Entries with chart source code:

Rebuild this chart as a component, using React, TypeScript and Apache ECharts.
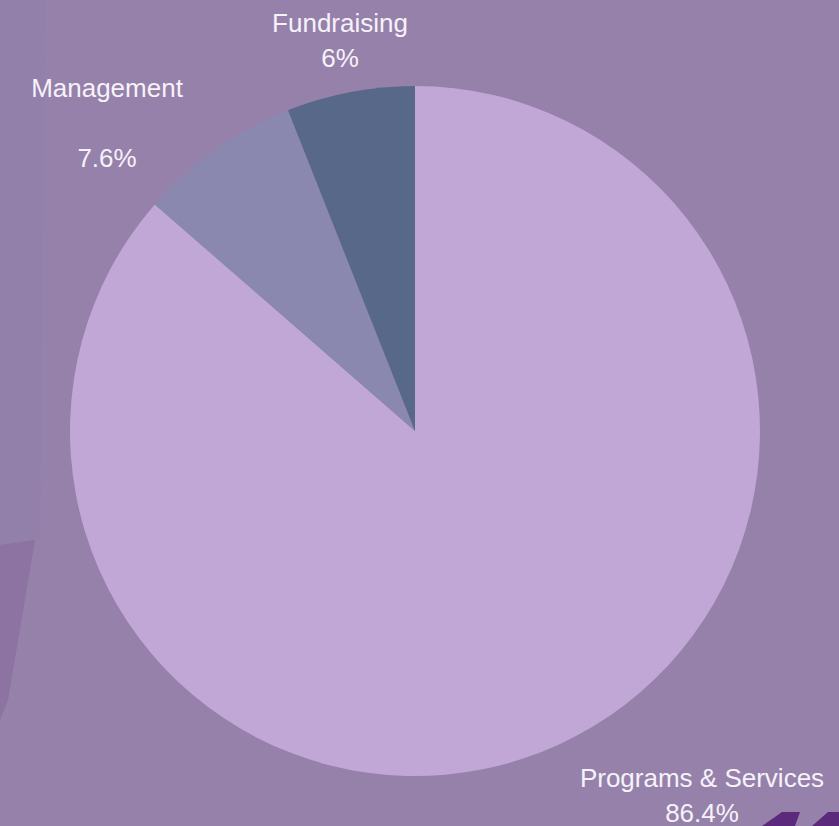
import React, { useEffect, useRef } from "react";
import * as echarts from "echarts";

const categories = ["Programs & Services", "Management", "Fundraising"];
const values = [86.4, 7.6, 6];
const percentLabels = ["86.4%", "7.6%", "6%"];
const sliceColors = ["#c1a7d6", "#8a88ae", "#576889"];

export default function App() {
  const ref = useRef<HTMLDivElement>(null);
  useEffect(() => {
    if (!ref.current) return;
    const chart = echarts.init(ref.current, null, { renderer: "svg" });
    const labelPos = [
      { x: 702, y: 795 },
      { x: 107, y: 123 },
      { x: 340, y: 40 },
    ];
    chart.setOption({
      animation: false,
      backgroundColor: "#9681ab",
      graphic: [
        {
          type: "polygon",
          z: -10,
          shape: { points: [[0, 0], [45, 0], [40, 540], [0, 545]] },
          style: { fill: "#8b7aaa", opacity: 0.35 },
        },
        {
          type: "polygon",
          z: -10,
          shape: { points: [[0, 545], [35, 540], [8, 700], [0, 720]] },
          style: { fill: "#84659a", opacity: 0.5 },
        },
        {
          type: "polygon",
          z: 10,
          shape: { points: [[762, 826], [782, 812], [800, 812], [795, 826]] },
          style: { fill: "#5c2a7c" },
        },
        {
          type: "polygon",
          z: 10,
          shape: { points: [[812, 826], [828, 812], [839, 812], [839, 826]] },
          style: { fill: "#5c2a7c" },
        },
      ],
      series: [
        {
          type: "pie",
          center: [415, 431],
          radius: 345,
          startAngle: 90,
          clockwise: true,
          silent: true,
          label: {
            show: true,
            position: "outside",
            overflow: "none",
            color: "#f6f2f9",
            fontFamily: "Liberation Sans, Arial, sans-serif",
            fontSize: 26,
            lineHeight: 35,
            formatter: (p: any) =>
              p.dataIndex === 1
                ? `${p.name}\n\n${percentLabels[p.dataIndex]}`
                : `${p.name}\n${percentLabels[p.dataIndex]}`,
          },
          labelLine: { show: false },
          labelLayout: (params: any) => ({
            x: labelPos[params.dataIndex].x,
            y: labelPos[params.dataIndex].y,
            align: "center",
            verticalAlign: "middle",
            width: 400,
          }),
          data: categories.map((c, i) => ({
            name: c,
            value: values[i],
            itemStyle: { color: sliceColors[i] },
          })),
        },
      ],
    });
    return () => chart.dispose();
  }, []);
  return (
    <div
      ref={ref}
      style={{ position: "fixed", left: 0, top: 0, width: 839, height: 826 }}
    />
  );
}
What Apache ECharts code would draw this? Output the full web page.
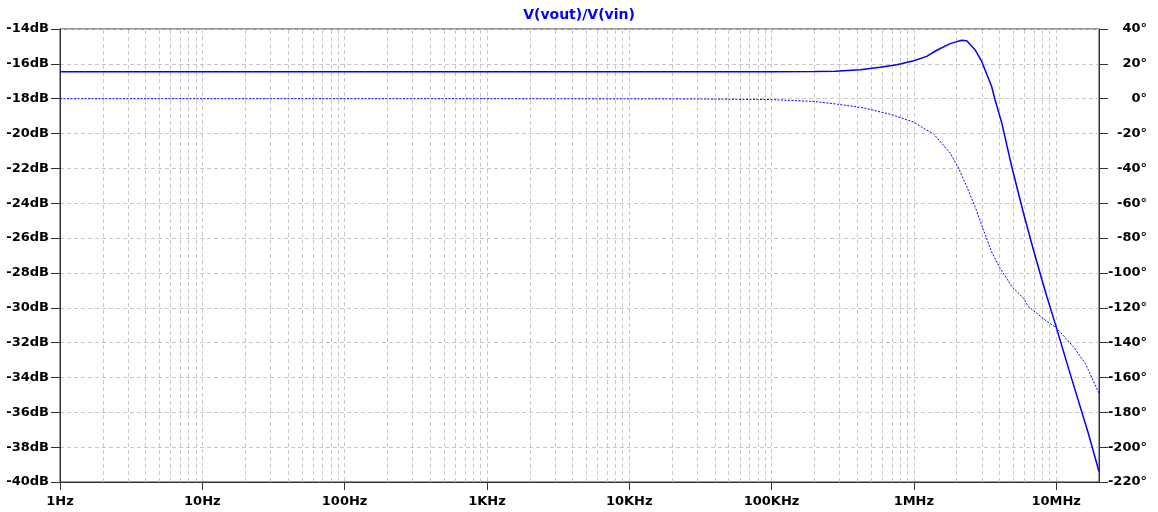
<!DOCTYPE html>
<html>
<head>
<meta charset="utf-8">
<script src="https://cdn.jsdelivr.net/npm/echarts@6/dist/echarts.min.js"></script>
<style>
  html, body { margin: 0; padding: 0; background: #ffffff; }
  #chart { width: 1158px; height: 512px; }
</style>
</head>
<body>
<div id="chart"></div>
<script>
// Bode plot of V(vout)/V(vin): magnitude (dB, left axis) and phase (degrees, right axis)

const xTickLabels = ['1Hz', '10Hz', '100Hz', '1KHz', '10KHz', '100KHz', '1MHz', '10MHz'];

// Magnitude trace
const magFreqs = [1, 10, 100, 1e3, 1e4, 1e5, 2e5, 2.8e5, 4.2e5, 5.8e5, 7.6e5, 1e6, 1.23e6, 1.45e6,
  1.8e6, 2.17e6, 2.35e6, 2.69e6, 3.0e6, 3.52e6, 3.72e6, 4.15e6, 4.87e6, 5.89e6, 6.92e6,
  7.94e6, 8.6e6, 9.82e6, 1.25e7, 1.68e7, 2e7];
const magDb = [-16.45, -16.45, -16.45, -16.45, -16.45, -16.45, -16.44, -16.42, -16.34, -16.2, -16.05,
  -15.82, -15.57, -15.22, -14.84, -14.65, -14.67, -15.19, -15.86, -17.3, -18.06, -19.4, -21.89,
  -24.56, -26.67, -28.39, -29.35, -30.88, -33.75, -37.19, -39.4];

// Phase trace
const phaseFreqs = [1, 10, 100, 1e3, 1e4, 3e4, 1e5, 2e5, 2.8e5, 4.4e5, 7e5, 1e6, 1.2e6, 1.37e6,
  1.8e6, 2.06e6, 2.35e6, 2.69e6, 3.08e6, 3.52e6, 4.03e6, 4.87e6, 5.89e6, 6.38e6, 8.36e6,
  1.01e7, 1.32e7, 1.6e7, 2e7];
const phaseDeg = [0, 0, 0, 0, -0.1, -0.15, -0.5, -1.6, -3.0, -5.2, -9.2, -13.5, -17.5, -20,
  -31.2, -39.8, -50.4, -61.9, -75.2, -88, -97.2, -107.8, -114.5, -119.3, -127,
  -131.7, -142.3, -151.8, -169];

const FREQ_MIN = 1, FREQ_MAX = 2e7;
const DB_MIN = -40, DB_MAX = -14, DB_STEP = 2;
const DEG_MIN = -220, DEG_MAX = 40, DEG_STEP = 20;

const FONT = '"DejaVu Sans", Verdana, sans-serif';
const TRACE = '#0000ff';
const FRAME = '#333333';
const GRID = '#c8c8c8';

// Minor frequency positions (2..9 per decade) for dashed grid lines and short ticks
const minorFreqs = [];
for (let d = 0; d < 8; d++) {
  for (let m = 2; m <= 9; m++) {
    const f = m * Math.pow(10, d);
    if (f < FREQ_MAX) minorFreqs.push(f);
  }
}

const gridLineStyle = { type: [4, 3], color: GRID, width: 1 };
const markData = [];
minorFreqs.forEach(f => {
  markData.push({ xAxis: f, lineStyle: gridLineStyle });
  markData.push([
    { coord: [f, DB_MIN], lineStyle: { type: 'solid', color: FRAME, width: 1 } },
    { coord: [f, DB_MIN - 0.18] }
  ]);
});

const labelStyle = { color: '#000', fontFamily: FONT, fontWeight: 'bold', fontSize: 13 };

const option = {
  animation: false,
  backgroundColor: '#ffffff',
  title: {
    text: 'V(vout)/V(vin)',
    left: 'center',
    top: 8,
    padding: 0,
    textStyle: { color: TRACE, fontFamily: FONT, fontWeight: 'bold', fontSize: 14 }
  },
  grid: {
    left: 60, right: 59, top: 29, bottom: 30,
    show: true, borderColor: FRAME, borderWidth: 1, backgroundColor: 'transparent'
  },
  xAxis: {
    type: 'log',
    logBase: 10,
    min: FREQ_MIN,
    max: FREQ_MAX,
    axisLine: { show: true, onZero: false, lineStyle: { color: FRAME, width: 1 } },
    axisTick: { show: true, inside: false, length: 8, lineStyle: { color: FRAME } },
    axisLabel: {
      ...labelStyle,
      margin: 13,
      showMaxLabel: false,
      formatter: v => {
        const e = Math.log10(v);
        const i = Math.round(e);
        return Math.abs(e - i) < 1e-6 && xTickLabels[i] ? xTickLabels[i] : '';
      }
    },
    splitLine: { show: true, lineStyle: gridLineStyle }
  },
  yAxis: [
    {
      type: 'value',
      position: 'left',
      min: DB_MIN, max: DB_MAX, interval: DB_STEP,
      axisLine: { show: true, onZero: false, lineStyle: { color: FRAME, width: 1 } },
      axisTick: { show: true, length: 9, lineStyle: { color: FRAME } },
      axisLabel: { ...labelStyle, margin: 11, formatter: v => v + 'dB' },
      splitLine: { show: true, lineStyle: gridLineStyle }
    },
    {
      type: 'value',
      position: 'right',
      min: DEG_MIN, max: DEG_MAX, interval: DEG_STEP,
      axisLine: { show: true, onZero: false, lineStyle: { color: FRAME, width: 1 } },
      axisTick: { show: true, length: 9, lineStyle: { color: FRAME } },
      axisLabel: { ...labelStyle, margin: 48, align: 'right', formatter: v => v + '°' },
      splitLine: { show: false }
    }
  ],
  series: [
    {
      name: 'magnitude',
      type: 'line',
      yAxisIndex: 0,
      data: magFreqs.map((f, i) => [f, magDb[i]]),
      showSymbol: false,
      symbol: 'none',
      smooth: false,
      lineStyle: { color: TRACE, width: 1.5 },
      z: 3,
      markLine: {
        silent: true,
        symbol: 'none',
        label: { show: false },
        animation: false,
        z: 1,
        data: markData
      }
    },
    {
      name: 'phase',
      type: 'line',
      yAxisIndex: 1,
      data: phaseFreqs.map((f, i) => [f, phaseDeg[i]]),
      showSymbol: false,
      symbol: 'none',
      smooth: false,
      lineStyle: { color: TRACE, width: 1, type: [2, 1.5] },
      z: 3
    }
  ]
};

const chart = echarts.init(document.getElementById('chart'), null, { renderer: 'canvas' });
chart.setOption(option);
</script>
</body>
</html>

Exercise requirements = Copy only the part of the records that runs from the first line to the line with "import * as", ends included, leaving pictures out.

The answer =
Rebuild this chart as a component, using React, TypeScript and Apache ECharts.
import React, { useEffect, useRef } from "react";
import * as echarts from "echarts";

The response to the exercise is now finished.